EXCERPTED RECORDS
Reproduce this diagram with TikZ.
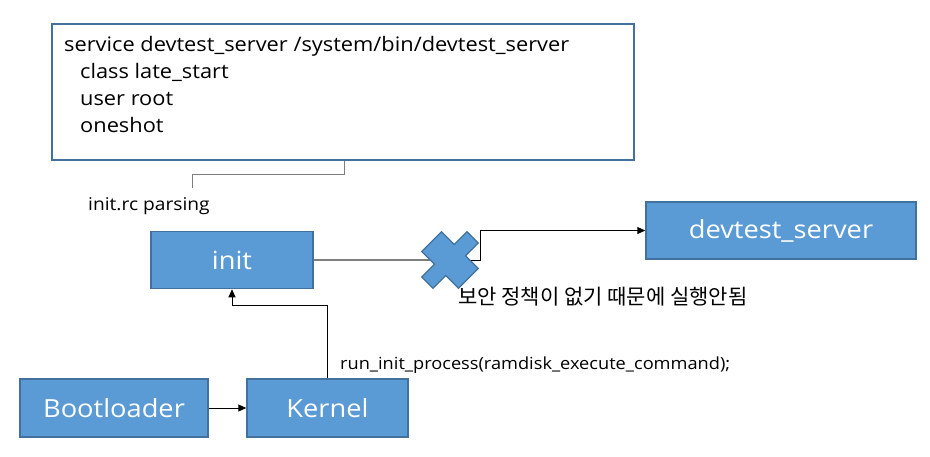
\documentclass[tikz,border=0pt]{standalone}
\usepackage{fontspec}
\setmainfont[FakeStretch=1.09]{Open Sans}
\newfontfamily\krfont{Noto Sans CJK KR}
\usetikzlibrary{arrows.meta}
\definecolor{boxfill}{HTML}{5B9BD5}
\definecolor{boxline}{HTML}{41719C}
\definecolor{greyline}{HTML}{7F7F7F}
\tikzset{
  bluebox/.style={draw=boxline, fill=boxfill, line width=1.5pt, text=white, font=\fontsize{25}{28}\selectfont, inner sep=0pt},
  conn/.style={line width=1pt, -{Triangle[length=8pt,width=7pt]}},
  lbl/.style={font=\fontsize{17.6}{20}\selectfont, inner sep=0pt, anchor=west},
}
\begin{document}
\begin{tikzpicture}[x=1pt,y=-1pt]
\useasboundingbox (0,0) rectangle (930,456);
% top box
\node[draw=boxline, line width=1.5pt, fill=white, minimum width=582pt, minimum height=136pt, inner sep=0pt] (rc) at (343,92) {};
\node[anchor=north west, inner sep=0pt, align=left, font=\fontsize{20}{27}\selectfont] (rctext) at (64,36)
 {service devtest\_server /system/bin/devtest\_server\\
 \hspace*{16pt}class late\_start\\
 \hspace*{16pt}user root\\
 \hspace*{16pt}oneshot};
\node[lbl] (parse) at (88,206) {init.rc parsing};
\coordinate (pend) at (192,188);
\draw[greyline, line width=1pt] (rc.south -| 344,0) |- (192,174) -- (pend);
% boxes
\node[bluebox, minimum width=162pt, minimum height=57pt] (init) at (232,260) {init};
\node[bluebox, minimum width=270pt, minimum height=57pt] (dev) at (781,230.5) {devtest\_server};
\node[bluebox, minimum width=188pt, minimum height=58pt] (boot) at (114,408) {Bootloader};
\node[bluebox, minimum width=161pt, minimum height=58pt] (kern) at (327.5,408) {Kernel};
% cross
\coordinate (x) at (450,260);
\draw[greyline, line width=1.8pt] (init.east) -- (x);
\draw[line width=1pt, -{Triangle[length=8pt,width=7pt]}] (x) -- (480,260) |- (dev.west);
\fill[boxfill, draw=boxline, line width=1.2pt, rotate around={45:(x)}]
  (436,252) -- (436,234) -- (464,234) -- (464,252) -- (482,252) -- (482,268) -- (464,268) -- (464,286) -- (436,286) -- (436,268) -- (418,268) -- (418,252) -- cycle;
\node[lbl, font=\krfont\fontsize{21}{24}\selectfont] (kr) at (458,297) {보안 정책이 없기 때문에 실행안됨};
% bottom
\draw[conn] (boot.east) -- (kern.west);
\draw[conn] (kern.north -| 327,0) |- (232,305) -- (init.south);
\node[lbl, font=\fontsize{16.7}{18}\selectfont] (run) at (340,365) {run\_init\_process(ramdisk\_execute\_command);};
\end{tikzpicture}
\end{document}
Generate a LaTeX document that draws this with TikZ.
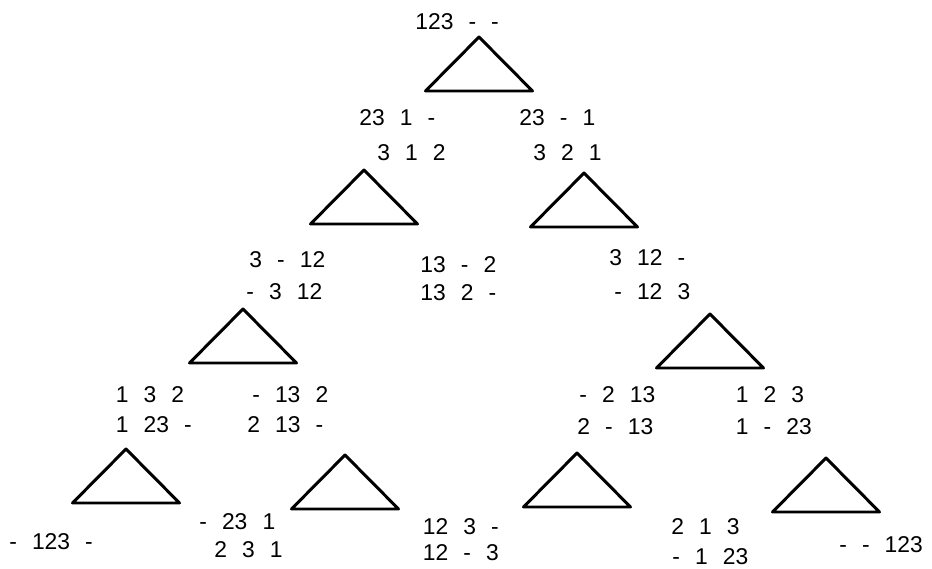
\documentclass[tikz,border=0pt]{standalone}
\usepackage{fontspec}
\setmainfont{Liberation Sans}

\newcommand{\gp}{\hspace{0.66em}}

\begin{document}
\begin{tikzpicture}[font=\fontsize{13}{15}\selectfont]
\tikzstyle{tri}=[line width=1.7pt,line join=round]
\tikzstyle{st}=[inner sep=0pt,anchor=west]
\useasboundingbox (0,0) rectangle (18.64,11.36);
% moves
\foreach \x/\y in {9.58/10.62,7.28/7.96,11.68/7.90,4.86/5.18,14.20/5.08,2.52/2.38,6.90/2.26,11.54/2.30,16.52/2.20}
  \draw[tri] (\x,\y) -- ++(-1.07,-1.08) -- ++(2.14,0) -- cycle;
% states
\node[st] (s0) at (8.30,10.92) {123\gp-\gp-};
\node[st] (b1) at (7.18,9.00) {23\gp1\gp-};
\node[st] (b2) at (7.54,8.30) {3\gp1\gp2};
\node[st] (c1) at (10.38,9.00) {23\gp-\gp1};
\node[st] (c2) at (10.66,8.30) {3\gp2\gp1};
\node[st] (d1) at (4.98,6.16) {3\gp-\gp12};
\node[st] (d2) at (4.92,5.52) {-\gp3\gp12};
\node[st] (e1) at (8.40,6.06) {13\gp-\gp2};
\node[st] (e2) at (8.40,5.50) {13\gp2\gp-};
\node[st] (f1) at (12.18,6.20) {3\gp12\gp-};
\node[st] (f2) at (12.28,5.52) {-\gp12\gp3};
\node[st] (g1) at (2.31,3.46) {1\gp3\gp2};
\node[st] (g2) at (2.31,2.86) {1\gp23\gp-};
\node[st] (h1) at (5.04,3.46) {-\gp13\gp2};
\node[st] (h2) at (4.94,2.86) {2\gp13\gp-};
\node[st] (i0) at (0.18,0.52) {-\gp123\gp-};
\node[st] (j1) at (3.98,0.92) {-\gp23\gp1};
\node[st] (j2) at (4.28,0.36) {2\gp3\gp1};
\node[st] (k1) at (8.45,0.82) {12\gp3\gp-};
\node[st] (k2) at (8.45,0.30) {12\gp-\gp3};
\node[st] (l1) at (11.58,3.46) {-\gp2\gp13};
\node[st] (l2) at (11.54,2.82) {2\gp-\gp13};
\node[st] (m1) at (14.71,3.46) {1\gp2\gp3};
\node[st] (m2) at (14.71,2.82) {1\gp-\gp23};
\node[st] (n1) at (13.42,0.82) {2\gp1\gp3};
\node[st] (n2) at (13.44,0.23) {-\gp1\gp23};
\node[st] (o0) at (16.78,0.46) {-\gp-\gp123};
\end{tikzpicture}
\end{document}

THE EXERCISE
Reproduce every record above exactly, omitting the pictures.

EXERCISE OUTPUT
Reproduce this diagram with TikZ.
\documentclass[tikz,border=0pt]{standalone}
\usepackage{fontspec}
\setmainfont[FakeStretch=1.09]{Open Sans}
\newfontfamily\krfont{Noto Sans CJK KR}
\usetikzlibrary{arrows.meta}
\definecolor{boxfill}{HTML}{5B9BD5}
\definecolor{boxline}{HTML}{41719C}
\definecolor{greyline}{HTML}{7F7F7F}
\tikzset{
  bluebox/.style={draw=boxline, fill=boxfill, line width=1.5pt, text=white, font=\fontsize{25}{28}\selectfont, inner sep=0pt},
  conn/.style={line width=1pt, -{Triangle[length=8pt,width=7pt]}},
  lbl/.style={font=\fontsize{17.6}{20}\selectfont, inner sep=0pt, anchor=west},
}
\begin{document}
\begin{tikzpicture}[x=1pt,y=-1pt]
\useasboundingbox (0,0) rectangle (930,456);
% top box
\node[draw=boxline, line width=1.5pt, fill=white, minimum width=582pt, minimum height=136pt, inner sep=0pt] (rc) at (343,92) {};
\node[anchor=north west, inner sep=0pt, align=left, font=\fontsize{20}{27}\selectfont] (rctext) at (64,36)
 {service devtest\_server /system/bin/devtest\_server\\
 \hspace*{16pt}class late\_start\\
 \hspace*{16pt}user root\\
 \hspace*{16pt}oneshot};
\node[lbl] (parse) at (88,206) {init.rc parsing};
\coordinate (pend) at (192,188);
\draw[greyline, line width=1pt] (rc.south -| 344,0) |- (192,174) -- (pend);
% boxes
\node[bluebox, minimum width=162pt, minimum height=57pt] (init) at (232,260) {init};
\node[bluebox, minimum width=270pt, minimum height=57pt] (dev) at (781,230.5) {devtest\_server};
\node[bluebox, minimum width=188pt, minimum height=58pt] (boot) at (114,408) {Bootloader};
\node[bluebox, minimum width=161pt, minimum height=58pt] (kern) at (327.5,408) {Kernel};
% cross
\coordinate (x) at (450,260);
\draw[greyline, line width=1.8pt] (init.east) -- (x);
\draw[line width=1pt, -{Triangle[length=8pt,width=7pt]}] (x) -- (480,260) |- (dev.west);
\fill[boxfill, draw=boxline, line width=1.2pt, rotate around={45:(x)}]
  (436,252) -- (436,234) -- (464,234) -- (464,252) -- (482,252) -- (482,268) -- (464,268) -- (464,286) -- (436,286) -- (436,268) -- (418,268) -- (418,252) -- cycle;
\node[lbl, font=\krfont\fontsize{21}{24}\selectfont] (kr) at (458,297) {보안 정책이 없기 때문에 실행안됨};
% bottom
\draw[conn] (boot.east) -- (kern.west);
\draw[conn] (kern.north -| 327,0) |- (232,305) -- (init.south);
\node[lbl, font=\fontsize{16.7}{18}\selectfont] (run) at (340,365) {run\_init\_process(ramdisk\_execute\_command);};
\end{tikzpicture}
\end{document}
Generate a LaTeX document that draws this with TikZ.
\documentclass[tikz,border=0pt]{standalone}
\usepackage{fontspec}
\setmainfont{Liberation Sans}

\newcommand{\gp}{\hspace{0.66em}}

\begin{document}
\begin{tikzpicture}[font=\fontsize{13}{15}\selectfont]
\tikzstyle{tri}=[line width=1.7pt,line join=round]
\tikzstyle{st}=[inner sep=0pt,anchor=west]
\useasboundingbox (0,0) rectangle (18.64,11.36);
% moves
\foreach \x/\y in {9.58/10.62,7.28/7.96,11.68/7.90,4.86/5.18,14.20/5.08,2.52/2.38,6.90/2.26,11.54/2.30,16.52/2.20}
  \draw[tri] (\x,\y) -- ++(-1.07,-1.08) -- ++(2.14,0) -- cycle;
% states
\node[st] (s0) at (8.30,10.92) {123\gp-\gp-};
\node[st] (b1) at (7.18,9.00) {23\gp1\gp-};
\node[st] (b2) at (7.54,8.30) {3\gp1\gp2};
\node[st] (c1) at (10.38,9.00) {23\gp-\gp1};
\node[st] (c2) at (10.66,8.30) {3\gp2\gp1};
\node[st] (d1) at (4.98,6.16) {3\gp-\gp12};
\node[st] (d2) at (4.92,5.52) {-\gp3\gp12};
\node[st] (e1) at (8.40,6.06) {13\gp-\gp2};
\node[st] (e2) at (8.40,5.50) {13\gp2\gp-};
\node[st] (f1) at (12.18,6.20) {3\gp12\gp-};
\node[st] (f2) at (12.28,5.52) {-\gp12\gp3};
\node[st] (g1) at (2.31,3.46) {1\gp3\gp2};
\node[st] (g2) at (2.31,2.86) {1\gp23\gp-};
\node[st] (h1) at (5.04,3.46) {-\gp13\gp2};
\node[st] (h2) at (4.94,2.86) {2\gp13\gp-};
\node[st] (i0) at (0.18,0.52) {-\gp123\gp-};
\node[st] (j1) at (3.98,0.92) {-\gp23\gp1};
\node[st] (j2) at (4.28,0.36) {2\gp3\gp1};
\node[st] (k1) at (8.45,0.82) {12\gp3\gp-};
\node[st] (k2) at (8.45,0.30) {12\gp-\gp3};
\node[st] (l1) at (11.58,3.46) {-\gp2\gp13};
\node[st] (l2) at (11.54,2.82) {2\gp-\gp13};
\node[st] (m1) at (14.71,3.46) {1\gp2\gp3};
\node[st] (m2) at (14.71,2.82) {1\gp-\gp23};
\node[st] (n1) at (13.42,0.82) {2\gp1\gp3};
\node[st] (n2) at (13.44,0.23) {-\gp1\gp23};
\node[st] (o0) at (16.78,0.46) {-\gp-\gp123};
\end{tikzpicture}
\end{document}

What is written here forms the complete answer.